The new rates for retail domestic term deposits, which are under ₹2 crore, reflect a significant increase:

  • For FDs maturing between 46 to 179 days: The interest rate has risen from 4.75% to 5.5%, an increase of 75 bps. Senior citizens will now receive 6%, up from 5.25%.
  • For FDs maturing between 180 to 210 days: The rate has been adjusted to 6%, from 5.75%, with senior citizens seeing a rise from 6.25% to 6.5%.
  • For FDs maturing between 211 days to one year: The interest rate has increased to 6.25%, from 6%. Senior citizens will benefit from a rate hike to 6.75%, up from 6.5%.

SBI has also raised interest rates on bulk term deposits (₹2 crore and above) by 10 to 50 bps across various maturities:

  • For bulk deposits maturing between 46 to 179 days: The rate is now 6.25%, up from 5.75%.
  • For deposits maturing between one year to less than two years: The rate has been increased from 6.8% to 7%.

Rationale Behind the Rate Hike

The increase in deposit rates by SBI is largely a response to heightened demand for loans. In FY2024, SBI reported a robust growth of 15.24% in gross advances and 11.13% in deposits, with domestic term deposits rising by 16.38%. The growth in credit is attributed to a surge in corporate and retail loans, driven by investments in sectors such as infrastructure, electric vehicles (EVs), and semiconductors.

SBI Chairman Dinesh Khara highlighted the expectation of a credit growth of 14-16% in the current fiscal year, driven by increased funding demands and infrastructure investments, which have a multiplier effect on the economy.

Context of Recent Monetary Policy

The Reserve Bank of India (RBI) has significantly impacted lending and deposit rates through its monetary policy. Between May 2022 and February 2023, the RBI increased the repo rate by 250 bps to the current level of 6.5%. This hike was passed on to borrowers, with the weighted average lending rate (WALR) on fresh and outstanding rupee loans rising by 185 bps and 111 bps, respectively.
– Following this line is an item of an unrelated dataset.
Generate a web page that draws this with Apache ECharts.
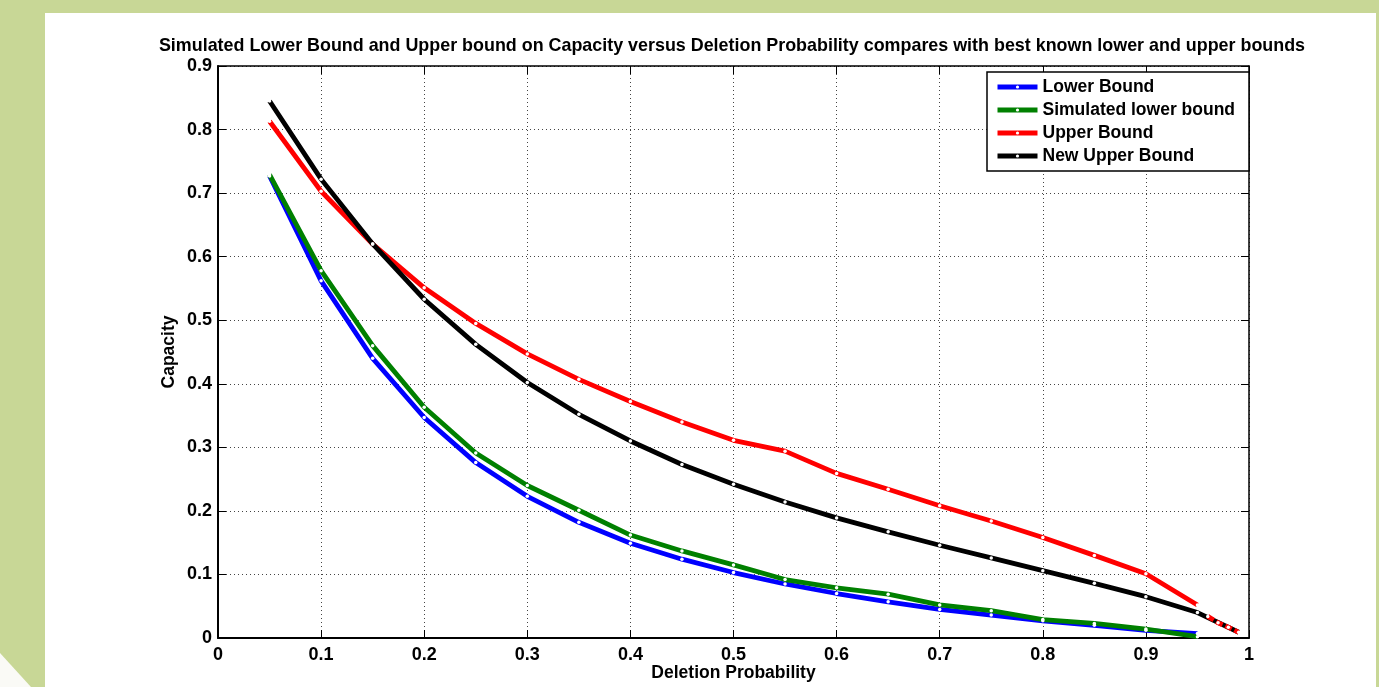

In contrast, banks have been slow to adjust deposit rates in tandem with the repo rate increases. During the same period, the weighted average domestic term deposit rates (WADTR) for fresh and outstanding deposits increased by 241 bps and 183 bps, respectively. This lag in adjusting deposit rates may reflect banks’ strategic balancing of funding costs and competitive pressures.

Industry Implications

The adjustment in deposit rates by SBI is a notable development and could signal a trend for other banks to follow. Higher deposit rates typically attract more savings, providing banks with additional liquidity to support their lending activities. As deposit rates rise, it becomes increasingly attractive for savers and investors, particularly those looking for safe investment options, such as senior citizens who rely heavily on fixed deposit returns.

Additionally, the increase in deposit rates aligns with broader economic conditions, where rising interest rates reflect efforts to manage inflation and control economic overheating. The move by SBI could also indicate a shift towards stabilizing deposit growth, ensuring sufficient liquidity to meet increasing loan demands.

In conclusion, SBI’s decision to raise interest rates on short-term fixed deposits highlights a strategic response to current economic conditions and competitive pressures. This development not only reflects SBI’s adaptation to the evolving financial landscape but also sets a precedent for other banks in adjusting their deposit rates accordingly. As the industry adjusts to these changes, both depositors and borrowers will experience shifts in the financial environment, influencing their investment and borrowing decisions.